Без буржуев | страница 6



Ни одной цифре, описывающей снижение себестоимости, рост производительности, повышение эффективности фондоотдачи и т. п., нельзя верить просто потому, что в условиях произвольного, неконтролируемого рынком ценообразования, все эти понятия вообще лишены какого бы то ни было смысла.

3

В 1937 году Лион Фейхтвангер решился заявить на весь мир, что жертвы кровавого фарса московских процессов действительно были иностранными агентами и врагами народа. В 1940 году из-за войны с Финляндией в России были введены карточки, но Бернард Шоу утверждал, что россказни о продовольственных затруднениях на родине социализма — буржуазная пропаганда, ибо лично он, Шоу, получил прекрасный обед в «Национале». В эру президента Никсона социалистический Китай посетило несколько американских ученых, которых, как водится, возили на образцовые фабрики, в больницы, школы, сельские коммуны, и все они, не исключая Гэлбрайта, так или иначе заглатывали наживку, приготовленную мастерами пускания пыли в глаза, и писали затем книги об увиденном, где «анализировали полученную информацию».

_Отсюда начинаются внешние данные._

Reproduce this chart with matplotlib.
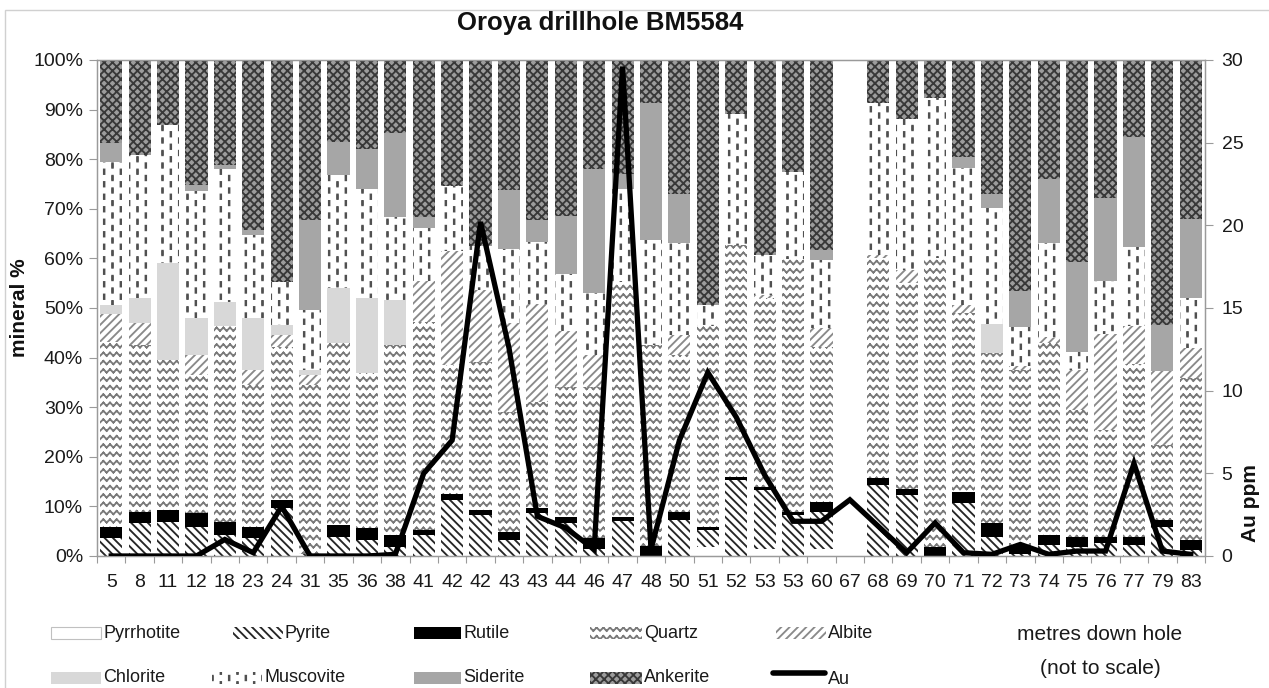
import warnings
warnings.filterwarnings("ignore")
import numpy as np
import matplotlib
matplotlib.use("Agg")
import matplotlib.pyplot as plt
from matplotlib.patches import Rectangle
from matplotlib.lines import Line2D
from matplotlib.path import Path
import matplotlib.hatch as mhatch

# ---------------- data ----------------
depths = ['5', '8', '11', '12', '18', '23', '24', '31', '35', '36', '38', '41', '42', '42',
          '43', '43', '44', '46', '47', '48', '50', '51', '52', '53', '53', '60', '67', '68',
          '69', '70', '71', '72', '73', '74', '75', '76', '77', '79', '83']

pyrrhotite = [0, 0, 0, 0, 0, 0, 0, 0, 0, 0, 0, 0, 0, 0,
              0, 0, 0, 0, 0, 0, 0, 1.9, 0, 1.5, 0, 1.5, 0, 0,
              0, 0, 0, 0, 0, 0, 0, 0, 0, 0, 0]
pyrite = [3.6, 6.6, 6.9, 5.9, 4.2, 3.6, 9.6, 0.5, 3.9, 3.2, 1.9, 4.2, 11.3, 8.3,
          3.2, 8.6, 6.6, 1.5, 7.1, 0, 7.3, 3.3, 15.3, 11.9, 8.3, 7.4, 0, 14.3,
          12.3, 0, 10.6, 3.9, 0.5, 2.2, 1.9, 2.6, 2.2, 5.9, 1.2]
rutile = [2.3, 2.3, 2.4, 2.7, 2.7, 2.3, 1.7, 0, 2.4, 2.4, 2.3, 1.0, 1.3, 1.0,
          1.7, 1.0, 1.3, 2.1, 0.8, 2.0, 1.6, 0.7, 0.7, 0.6, 0.6, 2.0, 0, 1.4,
          1.3, 1.9, 2.4, 2.7, 1.4, 2.0, 1.9, 1.3, 1.7, 1.4, 2.0]
quartz = [37.3, 33.6, 30.2, 27.9, 39.5, 28.6, 30.9, 34.0, 36.6, 31.2, 38.3, 42.0, 25.9, 29.9,
          24.2, 21.5, 26.1, 30.5, 47.4, 40.5, 31.6, 40.5, 46.7, 38.0, 50.9, 31.3, 0, 44.3,
          41.4, 58.1, 35.9, 34.4, 35.7, 38.7, 25.6, 21.5, 34.9, 15.1, 32.6]
albite = [5.5, 4.4, 0, 4.0, 0, 3.0, 2.4, 2.0, 0, 0, 0, 8.3, 22.9, 14.4,
          17.8, 19.7, 11.4, 6.4, 0, 0, 4.1, 0, 0, 0.6, 0, 3.7, 0, 0.7,
          2.7, 0, 1.7, 0, 0.7, 1.0, 8.0, 19.4, 7.6, 14.8, 6.1]
chlorite = [1.9, 5.2, 19.5, 7.4, 4.9, 10.4, 2.0, 1.0, 11.1, 15.2, 9.1, 0, 0, 0,
            0, 0, 0, 0, 0, 0, 0, 0, 0, 0, 0, 0, 0, 0,
            0, 0, 0, 5.8, 0, 0, 0, 0, 0, 0, 0]
muscovite = [28.9, 28.7, 27.9, 25.6, 26.7, 16.8, 8.7, 12.1, 22.8, 21.9, 16.8, 10.6, 13.1, 8.8,
             14.9, 12.6, 11.5, 12.6, 18.7, 21.2, 18.6, 4.2, 26.5, 8.1, 17.7, 13.8, 0, 30.6,
             30.5, 32.3, 27.6, 23.3, 7.8, 19.3, 3.8, 10.7, 15.8, 0, 10.1]
siderite = [3.7, 0, 0, 1.3, 0.8, 1.0, 0, 18.1, 6.7, 8.1, 16.8, 2.3, 0, 0,
            12.0, 4.3, 11.6, 24.9, 3.0, 27.6, 9.8, 0, 0, 0, 0, 2.0, 0, 0,
            0, 0, 2.2, 2.9, 7.4, 12.9, 18.1, 16.6, 22.2, 9.4, 15.9]
ankerite = [16.8, 19.2, 13.1, 25.2, 21.2, 34.3, 44.7, 32.3, 16.5, 18.0, 14.8, 31.6, 25.5, 37.6,
            26.2, 32.3, 31.5, 22.0, 23.0, 8.7, 27.0, 49.4, 10.8, 39.3, 22.5, 38.3, 0, 8.7,
            11.8, 7.7, 19.6, 27.0, 46.5, 23.9, 40.7, 27.9, 15.6, 53.4, 32.1]
au_ppm = [0, 0, 0, 0, 1.0, 0.2, 3.0, 0, 0, 0, 0.1, 5.0, 7.0, 20.2,
          12.6, 2.4, 1.7, 0.4, 29.6, 0.4, 7.0, 11.1, 8.4, 4.9, 2.1, 2.1, 3.4, 1.8,
          0.2, 2.0, 0.2, 0.1, 0.7, 0.1, 0.3, 0.3, 5.6, 0.3, 0.1]

minerals = ['Pyrrhotite', 'Pyrite', 'Rutile', 'Quartz', 'Albite',
            'Chlorite', 'Muscovite', 'Siderite', 'Ankerite']
series = [pyrrhotite, pyrite, rutile, quartz, albite, chlorite, muscovite, siderite, ankerite]


# ---------------- custom hatches (zigzag and short dashes) ----------------
class ZigZagHatch(mhatch.HatchPatternBase):
    def __init__(self, hatch, density):
        n = hatch.count('z')
        self.rows = 12 if n else 0
        self.segs = 30
        self.num_vertices = self.rows * self.segs * 2

    def set_vertices_and_codes(self, vertices, codes):
        amp = 0.032
        xs = np.linspace(0, 1, self.segs + 1)
        k = 0
        for r in range(self.rows):
            y0 = (r + 0.3) / self.rows
            for s in range(self.segs):
                ya = y0 + (amp if s % 2 else 0.0)
                yb = y0 + (0.0 if s % 2 else amp)
                vertices[k] = (xs[s], ya)
                vertices[k + 1] = (xs[s + 1], yb)
                codes[k] = Path.MOVETO
                codes[k + 1] = Path.LINETO
                k += 2


class DashHatch(mhatch.HatchPatternBase):
    def __init__(self, hatch, density):
        n = hatch.count('m')
        self.cols = 12 if n else 0
        self.rows = 8 if n else 0
        self.num_vertices = self.cols * self.rows * 5

    def set_vertices_and_codes(self, vertices, codes):
        w, h = 0.006, 0.045
        k = 0
        for c in range(self.cols):
            x = (c + 0.5) / self.cols
            off = 0.5 / self.rows if c % 2 else 0.0
            for r in range(self.rows):
                y = r / self.rows + off + 0.01
                pts = [(x - w / 2, y), (x + w / 2, y), (x + w / 2, y + h), (x - w / 2, y + h), (x - w / 2, y)]
                for j, p in enumerate(pts):
                    vertices[k + j] = p
                codes[k:k + 5] = [Path.MOVETO, Path.LINETO, Path.LINETO, Path.LINETO, Path.CLOSEPOLY]
                k += 5


custom_ok = True
try:
    mhatch._hatch_types.append(ZigZagHatch)
    mhatch._hatch_types.append(DashHatch)
except Exception:
    custom_ok = False

plt.rcParams['font.family'] = ['Liberation Sans', 'DejaVu Sans']
plt.rcParams['hatch.linewidth'] = 1.35

# style: (facecolor, hatch colour, hatch)
styles = {
    'Pyrrhotite': ('white', '#c0c0c0', None),
    'Pyrite': ('white', '#262626', '\\\\\\\\'),
    'Rutile': ('black', 'black', None),
    'Quartz': ('white', '#7a7a7a', 'z' if custom_ok else 'xx'),
    'Albite': ('white', '#8a8a8a', '////'),
    'Chlorite': ('#d8d8d8', '#d8d8d8', None),
    'Muscovite': ('white', '#505050', 'm' if custom_ok else '|'),
    'Siderite': ('#a6a6a6', '#a6a6a6', None),
    'Ankerite': ('#9c9c9c', '#383838', 'xxxx'),
}

W, H = 1269, 688
fig = plt.figure(figsize=(W / 100, H / 100), dpi=100)
fig.patch.set_facecolor('white')


def fx(x):
    return x / W


def fy(y):
    return 1 - y / H


ax = fig.add_axes([fx(97), fy(556), fx(1205) - fx(97), fy(60) - fy(556)])
x = np.arange(len(depths))
bottom = np.zeros(len(depths))
for name, vals in zip(minerals, series):
    fc, hc, ht = styles[name]
    v = np.array(vals, dtype=float)
    ax.bar(x, v, bottom=bottom, width=0.78, color=fc, edgecolor=hc, linewidth=0,
           hatch=ht, zorder=2)
    bottom += v

ax.set_xlim(-0.5, len(depths) - 0.5)
ax.set_ylim(0, 100)
ax.set_yticks(np.arange(0, 101, 10))
ax.set_yticklabels([f'{v}%' for v in range(0, 101, 10)])
ax.set_xticks(x)
ax.set_xticklabels(depths)
ax.set_xticks(np.arange(-0.5, len(depths), 1.0), minor=True)
ax.tick_params(axis='x', which='major', length=0, pad=13, labelsize=14, colors='#1a1a1a')
ax.tick_params(axis='x', which='minor', length=5, width=0.8, color='#9a9a9a', direction='out')
ax.tick_params(axis='y', which='major', length=6, width=0.8, color='#9a9a9a', labelsize=14,
               labelcolor='#1a1a1a', pad=4)
for s in ax.spines.values():
    s.set_color('#9a9a9a')
    s.set_linewidth(0.9)

ax2 = ax.twinx()
ax2.plot(x, au_ppm, color='black', lw=3.8, solid_joinstyle='miter', zorder=5)
ax2.set_ylim(0, 30)
ax2.set_yticks(np.arange(0, 31, 5))
ax2.tick_params(axis='y', length=6, width=0.8, color='#9a9a9a', labelsize=14,
                labelcolor='#1a1a1a', pad=6)
for s in ax2.spines.values():
    s.set_color('#9a9a9a')
    s.set_linewidth(0.9)

# titles / axis labels
fig.text(fx(600), fy(23), 'Oroya drillhole BM5584', ha='center', va='center',
         fontsize=18.5, fontweight='bold', color='#111111')
fig.text(fx(20), fy(308), 'mineral %', ha='center', va='center', rotation=90,
         fontsize=15, fontweight='bold', color='#111111')
fig.text(fx(1250), fy(503), 'Au ppm', ha='center', va='center', rotation=90,
         fontsize=15, fontweight='bold', color='#111111')

# chart border
fig.add_artist(Rectangle((fx(5), fy(H + 5)), fx(W + 10), fy(10) - fy(H + 5),
                         transform=fig.transFigure, fill=False, edgecolor='#d0d0d0', lw=1.0))

# legend (manual layout)
leg_pos = {
    'Pyrrhotite': (51, 633, 50), 'Pyrite': (233, 633, 50), 'Rutile': (414, 633, 47),
    'Quartz': (590, 633, 52), 'Albite': (776, 633, 50),
    'Chlorite': (51, 678, 50), 'Muscovite': (212, 678, 50), 'Siderite': (414, 678, 47),
    'Ankerite': (590, 678, 52),
}
for name in minerals:
    fc, hc, ht = styles[name]
    x0, yc, w = leg_pos[name]
    lw = 0.8 if name == 'Pyrrhotite' else 0
    r = Rectangle((fx(x0), fy(yc + 6)), fx(w), fy(yc - 6) - fy(yc + 6), transform=fig.transFigure,
                  facecolor=fc, edgecolor=hc, hatch=ht, linewidth=lw)
    fig.add_artist(r)
    fig.text(fx(x0 + w + 2), fy(yc), name, ha='left', va='center', fontsize=13, color='#1a1a1a')
fig.add_artist(Line2D([fx(773), fx(825)], [fy(673), fy(673)], transform=fig.transFigure,
                      color='black', lw=4, solid_capstyle='round'))
fig.text(fx(828), fy(679), 'Au', ha='left', va='center', fontsize=13, color='#1a1a1a')
fig.text(fx(1100), fy(634), 'metres down hole', ha='center', va='center', fontsize=15, color='#1a1a1a')
fig.text(fx(1100), fy(669), '(not to scale)', ha='center', va='center', fontsize=15, color='#1a1a1a')

fig.savefig('out.png', dpi=100)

Возможно, из приведенных примеров самоослепления последний — самый тяжелый.

Трудно себе представить, чтобы где-нибудь в суде присяжным сказали: преступник уничтожил все вещественные улики, всех свидетелей и всех сообщников, поэтому все, что у нас есть, это его собственные показания — будем довольствоваться ими. Но от некоторых неглупых историков я собственными ушами слышал, что исторический документ, кем бы он ни был составлен, важнее и достовернее всех наших домыслов. Вот, например, набожный Иван Грозный рассылал по монастырям списки казненных им, чтобы монахи молились за загубленные им души, и платил за это благочестивое дело награбленными, то есть конфискованными, деньгами. Списки эти сохранились, это исторический документ и на основании его можно легко подсчитать, что террор при Грозном не был таким уж свирепым — всего каких-нибудь пять тысяч убитых. Такой подход считается строго научным, а все обрывочные свидетельства о происходившем кошмаре или простые рассуждения о том, что могли натворить за семь лет в огромной стране тысячи головорезов-опричников, получивших полную безнаказанность и приказ непрерывно наполнять царскую казну любой ценой, — все это объявляется пустыми, недокументированными домыслами.

Нечто похожее происходит и при попытках исследования экономики социализма. «Да, — признают многие ученые, — данные официальных источников не внушают полного доверия, но ведь ничего более надежного у нас нет, а это все-таки документ. Приходится довольствоваться им».